In k-fold cross-validation, the dataset is divided into ‘k’ subsets. For each iteration, the model is trained on ‘k-1’ subsets and tested on the remaining one. This is repeated ‘k’ times, each time with a different subset as the test set. For example, in a 5-fold cross-validation, the data is partitioned into 5 parts, training on 4 and testing on the fifth. This cycle is done 5 times. The model’s performance is then averaged across all rounds, giving a more comprehensive assessment of its generalization ability

25th

My opinion on todays class.

Resampling methods involve creating new samples from the original data, which are invaluable for inference, model evaluation, and estimating statistics. One such method is bootstrapping, where we generate multiple samples by randomly selecting data points with replacement – often used to estimate population metrics or assess statistic uncertainty, especially with limited data.
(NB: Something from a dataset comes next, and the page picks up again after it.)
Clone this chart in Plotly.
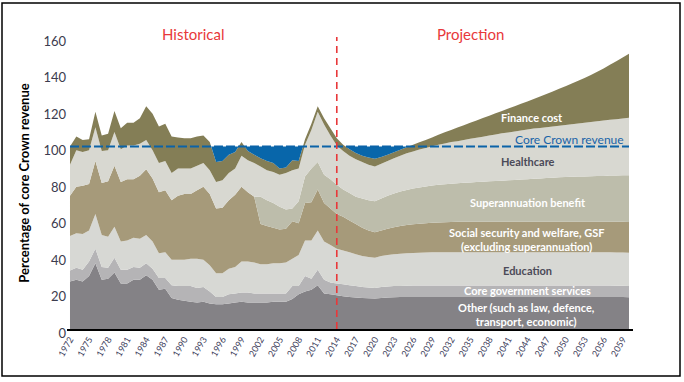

Cross-validation, another resampling strategy, is common in machine learning. It divides the dataset into subsets, using them iteratively for training and testing, helping gauge model generalization and identify issues like overfitting. Estimating prediction error is crucial to understanding how our model may perform with new, unseen data, and several methods can be employed based on our data and goals.

22nd sept

P-value:

The p-value, short for probability value, is a statistical measure that helps evaluate the significance of a particular finding in a statistical analysis. It quantifies the level of evidence that contradicts a null hypothesis, which often assumes that there is no effect or connection in the data being examined. A low p-value, typically below 0.05, indicates statistical significance and provides strong evidence against the null hypothesis. Conversely, a high p-value suggests limited evidence supporting the null hypothesis, signifying that the result is not statistically significant.

R-squared:

In the context of regression analysis, the R-squared statistic is employed to assess how well a model fits the given data. It quantifies the proportion of variance in the dependent variable, the variable being predicted, that can be attributed to the independent variables or predictor variables within the model. Higher R-squared values indicate a better fit, and they range from 0 to 1. An R-squared value of 1 signifies that the model perfectly explains all the variance in the data, while a value of 0 indicates that the model cannot account for any variation in the data. R-squared is used to measure the goodness of fit of a model to observed data, although it may not always accurately indicate the model’s predictive ability for future data.